Posted on Sat, September 1st, 2007 in Exhibition Reviews
BY JESSICA HEMMINGS & KENRI KIM
Batik Transitions: From Classic to Contemporary
September 14-17, 2006
The Knitting and Stitching Show at the NCE, Birmingham, England
October 12-15, 2006
The Knitting and Stitching Show at Alexandra Palace, London, England
November 23-26, 2006
The Knitting and Stitching Show at Harrogate Exhibition Centre, England
December 9, 2006 – January 20, 2007
The Gloucester Museum and Art Gallery, England
January 27 – March 11, 2007
The Williamson Art Gallery & Museum, Birkenhead, Merseyside, England
March 23 – May 26, 2007
The Worthing Museum & Art Gallery, West Sussex, England
April 24 – August 12, 2007
Traditional Batik at the Bath Museum of East Asian Art (no contemporary work)
This seven-venue exhibition marks the twentieth anniversary of Britain’s Batik Guild and offers viewers a taste of both contemporary and traditional batik. The Worthing Museum and Art Gallery, the exhibition’s penultimate venue, included examples of traditional batik on loan from private collectors, a demonstration area and contemporary work by Guild members.

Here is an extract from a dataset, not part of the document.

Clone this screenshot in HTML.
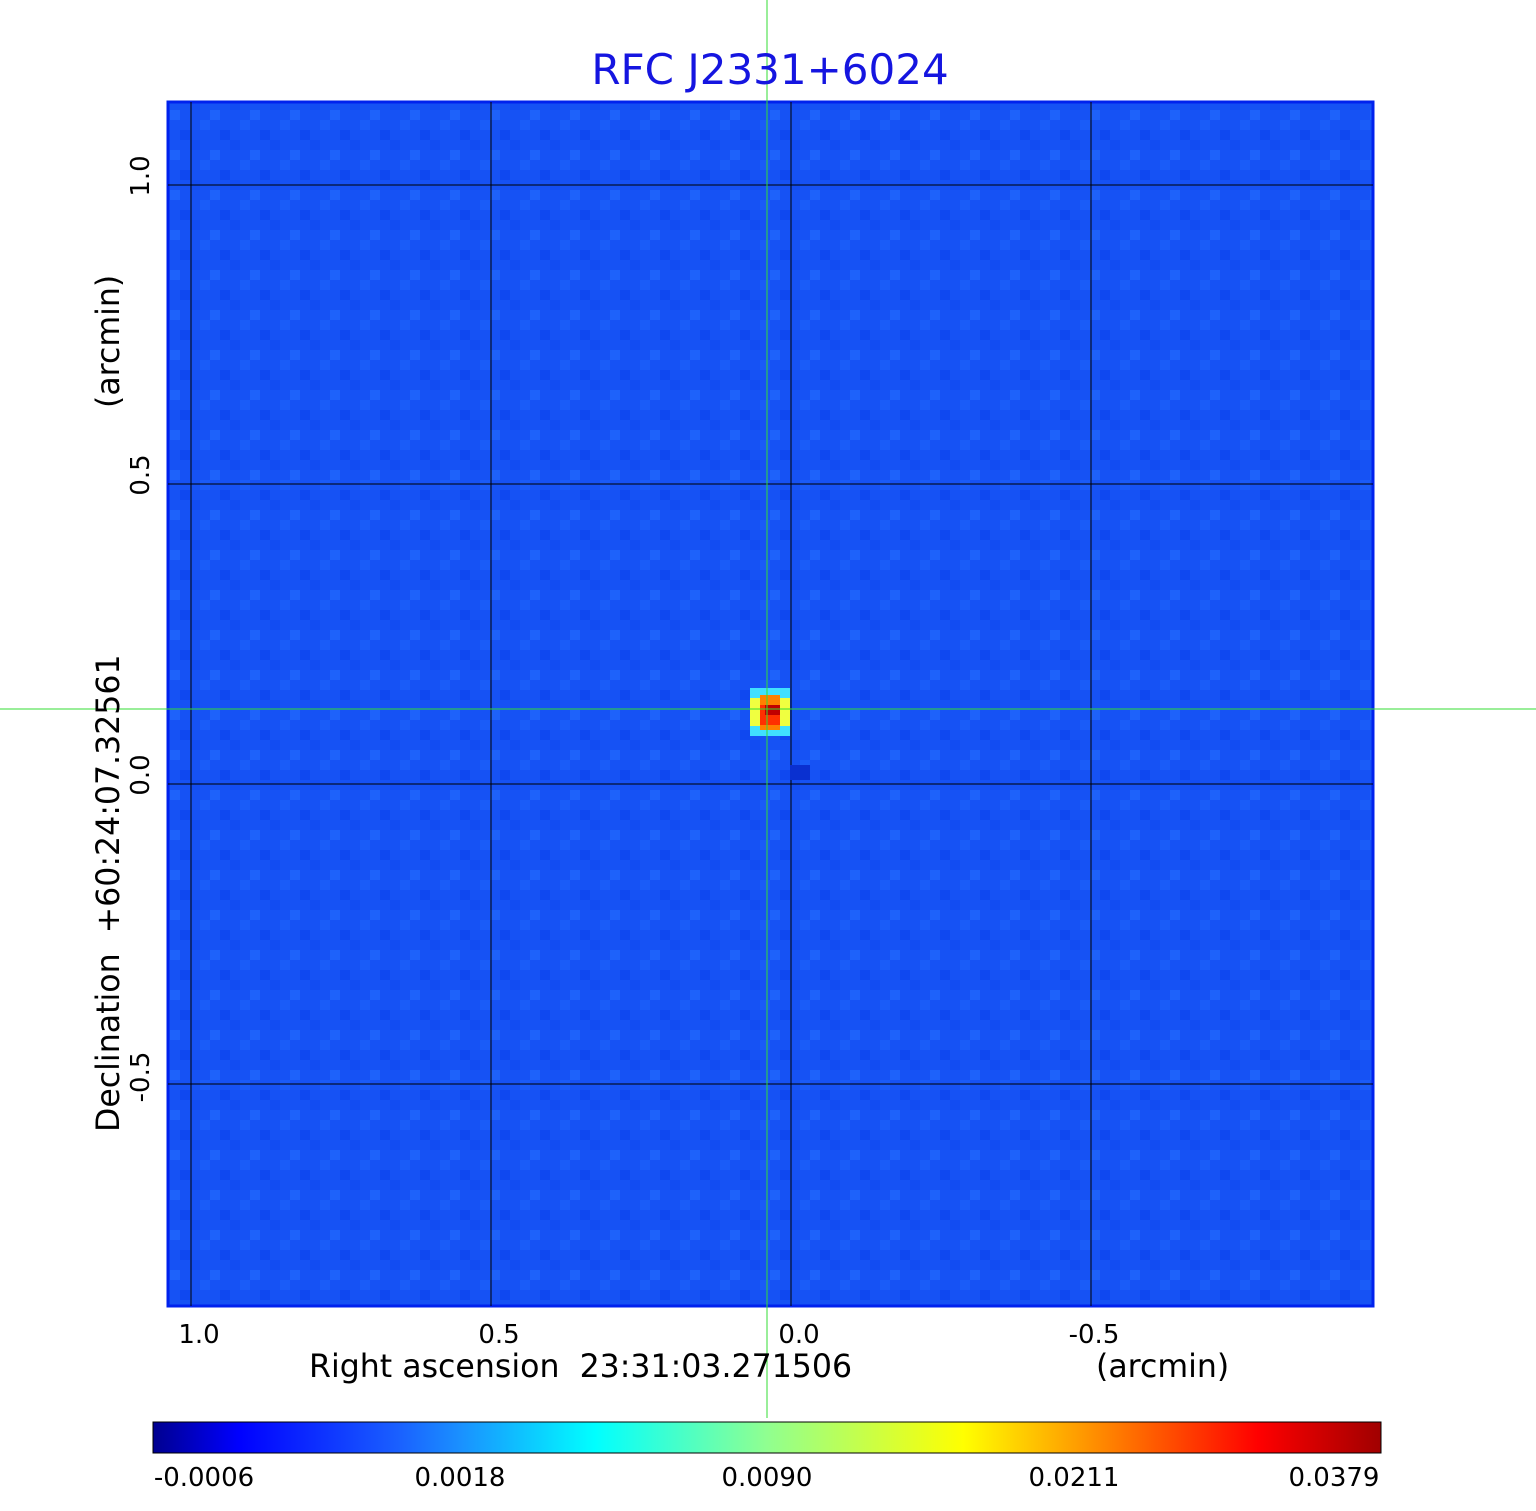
<!DOCTYPE html>
<html><head><style>
body{margin:0;background:#fff;width:1536px;height:1511px;position:relative;overflow:hidden;font-family:"DejaVu Sans","Liberation Sans",sans-serif}
</style></head><body>
<svg width="1536" height="1511" style="position:absolute;left:0;top:0">
<defs>
<linearGradient id="jet" x1="0" x2="1">
<stop offset="0" stop-color="#00008f"/>
<stop offset="0.07" stop-color="#0000ff"/>
<stop offset="0.2" stop-color="#1a60ff"/>
<stop offset="0.25" stop-color="#1a90ff"/>
<stop offset="0.36" stop-color="#00ffff"/>
<stop offset="0.5" stop-color="#90ff90"/>
<stop offset="0.66" stop-color="#ffff00"/>
<stop offset="0.75" stop-color="#ffa000"/>
<stop offset="0.9" stop-color="#ff0000"/>
<stop offset="1" stop-color="#a00000"/>
</linearGradient>
<pattern id="noise" width="40" height="40" patternUnits="userSpaceOnUse">
<rect width="40" height="40" fill="#1652f4"/>
<rect x="0" y="0" width="10" height="10" fill="#1a5cf8"/>
<rect x="20" y="10" width="10" height="10" fill="#0f48f0"/>
<rect x="10" y="30" width="10" height="10" fill="#1e62fa"/>
<rect x="30" y="20" width="10" height="10" fill="#124cf2"/>
</pattern>
</defs>
<rect x="168" y="102" width="1205" height="1204" fill="url(#noise)" stroke="#0022ee" stroke-width="3"/>
<g stroke="#000" stroke-width="1">
<line x1="191" y1="102" x2="191" y2="1306"/><line x1="491" y1="102" x2="491" y2="1306"/>
<line x1="791" y1="102" x2="791" y2="1306"/><line x1="1091" y1="102" x2="1091" y2="1306"/>
<line x1="168" y1="185" x2="1373" y2="185"/><line x1="168" y1="484" x2="1373" y2="484"/>
<line x1="168" y1="784" x2="1373" y2="784"/><line x1="168" y1="1084" x2="1373" y2="1084"/>
</g>
<rect x="750" y="688" width="40" height="48" fill="#40e0ff"/>
<rect x="750" y="698" width="40" height="28" fill="#f0ff40"/>
<rect x="760" y="695" width="20" height="35" fill="#ff8000"/>
<rect x="760" y="705" width="20" height="20" fill="#ff3000"/>
<rect x="765" y="705" width="15" height="10" fill="#c00000"/>
<rect x="790" y="765" width="20" height="15" fill="#0a30d0"/>
<line x1="767" y1="0" x2="767" y2="1418" stroke="#33dd33" stroke-width="1"/>
<line x1="0" y1="709" x2="1536" y2="709" stroke="#33dd33" stroke-width="1"/>
<rect x="153" y="1422" width="1228" height="31" fill="url(#jet)" stroke="#000" stroke-width="1"/>
<text x="770" y="84" font-size="42" fill="#1515e0" text-anchor="middle" font-family="DejaVu Sans,sans-serif">RFC J2331+6024</text>
<g font-size="26" font-family="DejaVu Sans,sans-serif">
<text x="199" y="1343" text-anchor="middle">1.0</text>
<text x="499" y="1343" text-anchor="middle">0.5</text>
<text x="799" y="1343" text-anchor="middle">0.0</text>
<text x="1094" y="1343" text-anchor="middle">-0.5</text>
<text x="204" y="1486" text-anchor="middle">-0.0006</text>
<text x="460" y="1486" text-anchor="middle">0.0018</text>
<text x="767" y="1486" text-anchor="middle">0.0090</text>
<text x="1074" y="1486" text-anchor="middle">0.0211</text>
<text x="1334" y="1486" text-anchor="middle">0.0379</text>
<g transform="translate(149,0)">
<text transform="translate(0,176) rotate(-90)" text-anchor="middle">1.0</text>
<text transform="translate(0,475) rotate(-90)" text-anchor="middle">0.5</text>
<text transform="translate(0,775) rotate(-90)" text-anchor="middle">0.0</text>
<text transform="translate(0,1077) rotate(-90)" text-anchor="middle">-0.5</text>
</g>
</g>
<g font-size="31.6" font-family="DejaVu Sans,sans-serif" style="white-space:pre">
<text x="309" y="1377" xml:space="preserve">Right ascension  23:31:03.271506</text>
<text x="1096" y="1377">(arcmin)</text>
<text transform="translate(119,1132) rotate(-90)" xml:space="preserve">Declination  +60:24:07.32561</text>
<text transform="translate(119,408) rotate(-90)">(arcmin)</text>
</g>
</svg>
</body></html>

Situating the demonstration table inside the exhibition meant that the scent of warm wax lingered in the air, an evocative reminder of the unusual process that governs this resist technique. Also helpful was the inclusion of three traditional panels in varying stages of completion. Like other resist processes, batik requires the designer to think in reverse, planning which areas to protect from dye and which to expose. As this anniversary exhibition was meant not only to celebrate existing batik, but also to encourage others to take up the craft, these educational elements offered helpful introductions to the basic principals.

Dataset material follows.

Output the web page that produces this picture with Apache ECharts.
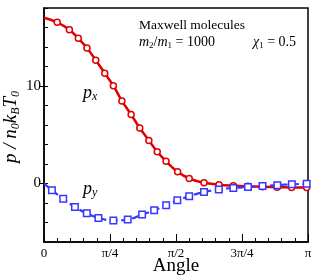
<!DOCTYPE html>
<html><head><meta charset="utf-8">
<script src="https://cdn.jsdelivr.net/npm/echarts@6/dist/echarts.min.js"></script>
<style>html,body{margin:0;padding:0;background:#fff}#c{width:315px;height:280px}</style>
</head><body><div id="c"></div>
<script>
// angles in degrees (0..180 = 0..π)
const pxLineX = [0, 9.0, 17.3, 23.4, 29.3, 35.3, 41.4, 47.3, 53.1, 59.4, 65.3, 71.5, 77.2, 83.2, 91.1, 99.0, 109.1, 119.3, 129.1, 139.0, 148.9, 158.9, 168.8, 179.1, 180];
const pxLineY = [17.0, 16.53, 15.77, 14.89, 13.89, 12.65, 11.32, 10.03, 8.47, 7.07, 5.69, 4.42, 3.26, 2.29, 1.20, 0.51, 0.07, -0.12, -0.22, -0.29, -0.34, -0.38, -0.41, -0.42, -0.42];
const pyLineX = [0, 5.4, 13.1, 21.1, 29.2, 37.1, 47.3, 57.1, 66.9, 75.1, 83.3, 90.9, 99.0, 109.1, 119.2, 129.1, 139.1, 149.0, 159.1, 169.0, 179.1, 180];
const pyLineY = [0, -0.69, -1.57, -2.42, -3.06, -3.53, -3.79, -3.70, -3.19, -2.75, -2.24, -1.73, -1.31, -0.87, -0.62, -0.46, -0.36, -0.26, -0.17, -0.08, -0.02, 0.0];
const xTickVals = [0, 45, 90, 135, 180];
const xTickLabels = ['0', 'π/4', 'π/2', '3π/4', 'π'];
const yTickVals = [0, 10];

const RED = '#e00000', BLUE = '#3636ff';
const serif = '"Liberation Serif", "DejaVu Serif", serif';

function toData(xs, ys) {
  return xs.map((x, i) => {
    const hide = (i === 0 || i === xs.length - 1);
    return hide ? { value: [x, ys[i]], symbolSize: 0 } : [x, ys[i]];
  });
}

const chart = echarts.init(document.getElementById('c'));
chart.setOption({
  animation: false,
  grid: { left: 44, right: 7, top: 8, bottom: 38, show: true, borderColor: '#000', borderWidth: 1.5,
    backgroundColor: 'transparent', containLabel: false, outerBoundsMode: 'none' },
  xAxis: [
    { type: 'value', min: 0, max: 180, interval: 9, position: 'bottom',
      axisLine: { show: true, onZero: false, lineStyle: { color: '#000', width: 1.5 } },
      axisTick: { show: true, inside: true, length: 4, lineStyle: { color: '#000' } },
      axisLabel: { show: false }, splitLine: { show: false } },
    { type: 'value', min: 0, max: 180, interval: 45, position: 'bottom',
      axisLine: { show: false, onZero: false },
      axisTick: { show: true, inside: true, length: 8, lineStyle: { color: '#000' } },
      axisLabel: { show: true, fontFamily: serif, fontSize: 13, color: '#000', margin: 5, verticalAlign: 'top',
        formatter: v => { const k = xTickVals.indexOf(v); return k >= 0 ? xTickLabels[k] : ''; } },
      splitLine: { show: false } }
  ],
  yAxis: [
    { type: 'value', min: -6, max: 18, interval: 2,
      axisLine: { show: true, onZero: false, lineStyle: { color: '#000', width: 1.5 } },
      axisTick: { show: true, inside: true, length: 4, lineStyle: { color: '#000' } },
      axisLabel: { show: false }, splitLine: { show: false } },
    { type: 'value', min: -6, max: 18, position: 'left', interval: 2,
      axisLine: { show: false, onZero: false },
      axisTick: { show: true, inside: false, length: 4, customValues: yTickVals, lineStyle: { color: '#000' } },
      axisLabel: { show: true, customValues: yTickVals, fontFamily: serif, fontSize: 15, color: '#000', margin: 3 },
      splitLine: { show: false } }
  ],
  graphic: [
    { type: 'text', x: 176, y: 266,
      style: { text: 'Angle', font: '19px ' + serif, fill: '#000', align: 'center', verticalAlign: 'middle' } },
    { type: 'text', left: 139, top: 18,
      style: { text: 'Maxwell molecules', font: '13.5px ' + serif, fill: '#000' } },
    { type: 'text', left: 139, top: 35,
      style: { text: '{i|m}{s|2}{n|/}{i|m}{s|1}{n| = 1000}', fill: '#000',
        rich: {
          i: { fontFamily: serif, fontStyle: 'italic', fontSize: 14, verticalAlign: 'middle', lineHeight: 16 },
          n: { fontFamily: serif, fontSize: 14, verticalAlign: 'middle', lineHeight: 16 },
          s: { fontFamily: serif, fontSize: 9, verticalAlign: 'bottom', lineHeight: 12 }
        } } },
    { type: 'text', left: 253, top: 35,
      style: { text: '{i|χ}{s|1}{n| = 0.5}', fill: '#000',
        rich: {
          i: { fontFamily: serif, fontStyle: 'italic', fontSize: 14, verticalAlign: 'middle', lineHeight: 16 },
          n: { fontFamily: serif, fontSize: 14, verticalAlign: 'middle', lineHeight: 16 },
          s: { fontFamily: serif, fontSize: 9, verticalAlign: 'bottom', lineHeight: 12 }
        } } },
    { type: 'text', left: 83, top: 84,
      style: { text: '{i|p}{s|x}', rich: {
        i: { fontFamily: serif, fontStyle: 'italic', fontSize: 18, verticalAlign: 'middle', lineHeight: 20 },
        s: { fontFamily: serif, fontStyle: 'italic', fontSize: 12, verticalAlign: 'bottom', lineHeight: 14 } } } },
    { type: 'text', left: 83, top: 180,
      style: { text: '{i|p}{s|y}', rich: {
        i: { fontFamily: serif, fontStyle: 'italic', fontSize: 18, verticalAlign: 'middle', lineHeight: 20 },
        s: { fontFamily: serif, fontStyle: 'italic', fontSize: 12, verticalAlign: 'bottom', lineHeight: 14 } } } },
    { type: 'text', x: 0, y: 163, rotation: Math.PI / 2,
      style: { text: '{i|p / n}{s|0}{i|k}{s|B}{i|T}{s|0}', rich: {
        i: { fontFamily: serif, fontStyle: 'italic', fontSize: 19, verticalAlign: 'middle', lineHeight: 22 },
        s: { fontFamily: serif, fontStyle: 'italic', fontSize: 12, verticalAlign: 'bottom', lineHeight: 14 } } } }
  ],
  series: [
    { type: 'line', xAxisIndex: 0, yAxisIndex: 0, data: toData(pxLineX, pxLineY), smooth: 0.4,
      lineStyle: { color: RED, width: 2.5 }, symbol: 'circle', symbolSize: 6,
      itemStyle: { color: '#fff', borderColor: RED, borderWidth: 1.5 }, z: 3 },
    { type: 'line', xAxisIndex: 0, yAxisIndex: 0, data: toData(pyLineX, pyLineY), smooth: 0.4,
      lineStyle: { color: BLUE, width: 2.2, type: [7, 4] }, symbol: 'rect', symbolSize: 6.5,
      itemStyle: { color: '#fff', borderColor: BLUE, borderWidth: 1.5 }, z: 4 }
  ]
});
</script></body></html>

While the decision to place traditional examples at the front of the gallery makes sense chronologically, it also served to show that the fineness and sensitivity of craftspeople of the past is often poorly replicated with our contemporary skills. The skilful work found in a beautiful coat with batik panels and intricate embroidery, on loan from the African textile scholar John Gillow, for example, found no rivals amongst the work in the contemporary section. Situating the historical textiles at the end of the exhibition would not have offered a better solution, but the possibility of combining old and new may have encouraged a more dynamic relationship between works. In its current configuration, the two felt quite separate. The bulk of contemporary work is personal in nature and no longer aspires to function as a textile, instead embracing the role of wall hanging and even framed portrait. In contrast, the traditional work varies greatly in colour, pattern and material but is united by culturally defined traditions that adhere to established meanings governing the use of colour and pattern. Aesthetic and conceptual connections provide difficult to establish, in part because of the configuration of the exhibition display.

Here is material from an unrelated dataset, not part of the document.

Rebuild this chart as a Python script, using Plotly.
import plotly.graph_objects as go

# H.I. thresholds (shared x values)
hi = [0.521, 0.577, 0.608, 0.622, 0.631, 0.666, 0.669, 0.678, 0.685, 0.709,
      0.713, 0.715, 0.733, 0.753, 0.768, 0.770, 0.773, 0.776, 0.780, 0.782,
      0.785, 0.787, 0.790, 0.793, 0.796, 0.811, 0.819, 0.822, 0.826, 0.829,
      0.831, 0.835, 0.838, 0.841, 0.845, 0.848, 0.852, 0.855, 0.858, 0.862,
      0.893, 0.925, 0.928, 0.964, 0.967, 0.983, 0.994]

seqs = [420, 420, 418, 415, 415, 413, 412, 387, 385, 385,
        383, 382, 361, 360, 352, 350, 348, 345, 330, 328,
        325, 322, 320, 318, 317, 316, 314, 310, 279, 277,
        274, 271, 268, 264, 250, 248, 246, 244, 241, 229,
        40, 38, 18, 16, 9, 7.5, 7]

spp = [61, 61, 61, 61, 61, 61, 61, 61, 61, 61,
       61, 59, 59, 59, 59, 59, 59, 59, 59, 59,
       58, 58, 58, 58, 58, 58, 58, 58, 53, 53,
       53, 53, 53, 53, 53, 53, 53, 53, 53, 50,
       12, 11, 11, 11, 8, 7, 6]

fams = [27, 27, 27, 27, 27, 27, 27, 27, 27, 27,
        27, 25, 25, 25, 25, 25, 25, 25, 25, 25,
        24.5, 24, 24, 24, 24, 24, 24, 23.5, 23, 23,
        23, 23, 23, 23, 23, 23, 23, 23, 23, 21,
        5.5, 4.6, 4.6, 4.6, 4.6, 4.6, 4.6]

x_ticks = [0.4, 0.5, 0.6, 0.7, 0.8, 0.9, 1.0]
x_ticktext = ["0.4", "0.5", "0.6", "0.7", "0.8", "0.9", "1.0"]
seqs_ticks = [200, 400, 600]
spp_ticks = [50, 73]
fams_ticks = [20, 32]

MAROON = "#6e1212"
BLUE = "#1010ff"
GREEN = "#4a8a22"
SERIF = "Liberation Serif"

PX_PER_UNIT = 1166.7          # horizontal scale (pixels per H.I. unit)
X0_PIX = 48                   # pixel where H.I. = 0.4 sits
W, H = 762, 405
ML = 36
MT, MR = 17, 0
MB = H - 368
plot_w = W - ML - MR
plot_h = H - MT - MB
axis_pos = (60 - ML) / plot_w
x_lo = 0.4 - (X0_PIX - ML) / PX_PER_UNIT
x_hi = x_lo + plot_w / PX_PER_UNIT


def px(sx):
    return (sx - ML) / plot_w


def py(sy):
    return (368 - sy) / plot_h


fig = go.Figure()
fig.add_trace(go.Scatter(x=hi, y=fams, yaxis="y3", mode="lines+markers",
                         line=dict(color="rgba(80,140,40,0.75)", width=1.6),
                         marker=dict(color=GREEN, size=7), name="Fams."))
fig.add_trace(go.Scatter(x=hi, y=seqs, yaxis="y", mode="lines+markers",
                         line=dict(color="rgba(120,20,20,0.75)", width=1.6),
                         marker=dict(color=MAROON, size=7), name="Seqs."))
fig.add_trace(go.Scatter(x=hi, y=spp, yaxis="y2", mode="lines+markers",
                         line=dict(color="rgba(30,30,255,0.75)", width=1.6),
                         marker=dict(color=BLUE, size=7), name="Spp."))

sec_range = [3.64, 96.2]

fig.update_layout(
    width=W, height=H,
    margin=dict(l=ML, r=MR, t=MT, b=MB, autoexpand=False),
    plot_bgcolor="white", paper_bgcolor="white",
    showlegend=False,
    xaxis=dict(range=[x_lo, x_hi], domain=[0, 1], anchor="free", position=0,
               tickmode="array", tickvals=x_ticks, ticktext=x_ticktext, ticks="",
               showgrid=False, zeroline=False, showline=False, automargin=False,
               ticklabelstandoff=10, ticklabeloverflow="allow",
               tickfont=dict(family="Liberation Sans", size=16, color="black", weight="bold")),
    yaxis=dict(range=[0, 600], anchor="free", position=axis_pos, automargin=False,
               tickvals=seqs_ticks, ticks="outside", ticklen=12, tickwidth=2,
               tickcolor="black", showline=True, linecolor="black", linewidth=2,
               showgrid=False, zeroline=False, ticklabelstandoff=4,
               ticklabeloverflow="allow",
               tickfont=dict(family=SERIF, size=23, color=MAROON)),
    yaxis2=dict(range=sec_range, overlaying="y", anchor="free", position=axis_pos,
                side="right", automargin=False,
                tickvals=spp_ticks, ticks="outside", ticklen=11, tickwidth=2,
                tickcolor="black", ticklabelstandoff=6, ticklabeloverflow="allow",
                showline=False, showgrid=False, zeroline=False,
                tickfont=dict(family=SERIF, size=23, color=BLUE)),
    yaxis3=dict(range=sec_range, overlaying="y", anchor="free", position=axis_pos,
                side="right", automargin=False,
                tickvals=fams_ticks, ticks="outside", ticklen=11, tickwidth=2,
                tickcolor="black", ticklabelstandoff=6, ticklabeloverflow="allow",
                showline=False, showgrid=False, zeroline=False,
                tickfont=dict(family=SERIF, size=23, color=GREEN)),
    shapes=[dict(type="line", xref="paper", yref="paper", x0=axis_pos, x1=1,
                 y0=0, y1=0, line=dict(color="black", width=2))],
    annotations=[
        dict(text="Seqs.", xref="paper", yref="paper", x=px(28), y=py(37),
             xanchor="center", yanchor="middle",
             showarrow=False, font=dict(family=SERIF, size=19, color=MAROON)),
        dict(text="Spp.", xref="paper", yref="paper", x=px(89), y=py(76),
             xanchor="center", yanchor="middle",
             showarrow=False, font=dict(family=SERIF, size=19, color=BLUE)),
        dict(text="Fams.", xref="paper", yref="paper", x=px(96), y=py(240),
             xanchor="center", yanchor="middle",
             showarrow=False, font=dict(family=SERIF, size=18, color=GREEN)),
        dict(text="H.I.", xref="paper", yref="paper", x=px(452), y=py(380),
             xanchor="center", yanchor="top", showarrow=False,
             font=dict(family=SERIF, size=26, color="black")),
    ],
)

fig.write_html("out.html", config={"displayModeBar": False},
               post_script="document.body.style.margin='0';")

While cotton and silk are popular fabrics for batik, a number of works on paper were also included. Less interesting were those that were visually akin to watercolour. But some, such as Diana Fenney’s “Structures: London Eye”, provided a fresh perspective. Helen Dougall’s “New Zealand Garden” also stood out with work cut into sections and reconfigured to offset the imagery thereby abstracting the content. While the majority of contemporary work came from artists based in Britain, a smattering of European countries were also represented. The Belgian artists Hetty van Boekhout’s “Found Object I and II” and Helene de Ridder’s “In Other Words” evidenced a particularly original style that relied on abstract rather than figurative imagery and a limited palette. Both works had a contemplative sensibility, but presented an original response to contemporary practice. Situated at the back of the gallery, “Adrift” a large work by the Guild’s President and celebrated batik artist Noel Dyrenforth stood out not only in scale, but also in the complexity of mark making.
Raising the technical as well as conceptual standards of contemporary work would perhaps allow it to stand on a more equal footing with the exquisite traditional examples on display. Situating Dyrenforth’s “Adrift” alongside a traditional cloth, for example, may have helped viewers see not only the similarities, but also the differences in process and meaning that contemporary batik artists explore today.
An informative illustrated catalogue covering a number of regions in which traditional batik is produced as well as descriptions of techniques from practicing artists accompanies the exhibition.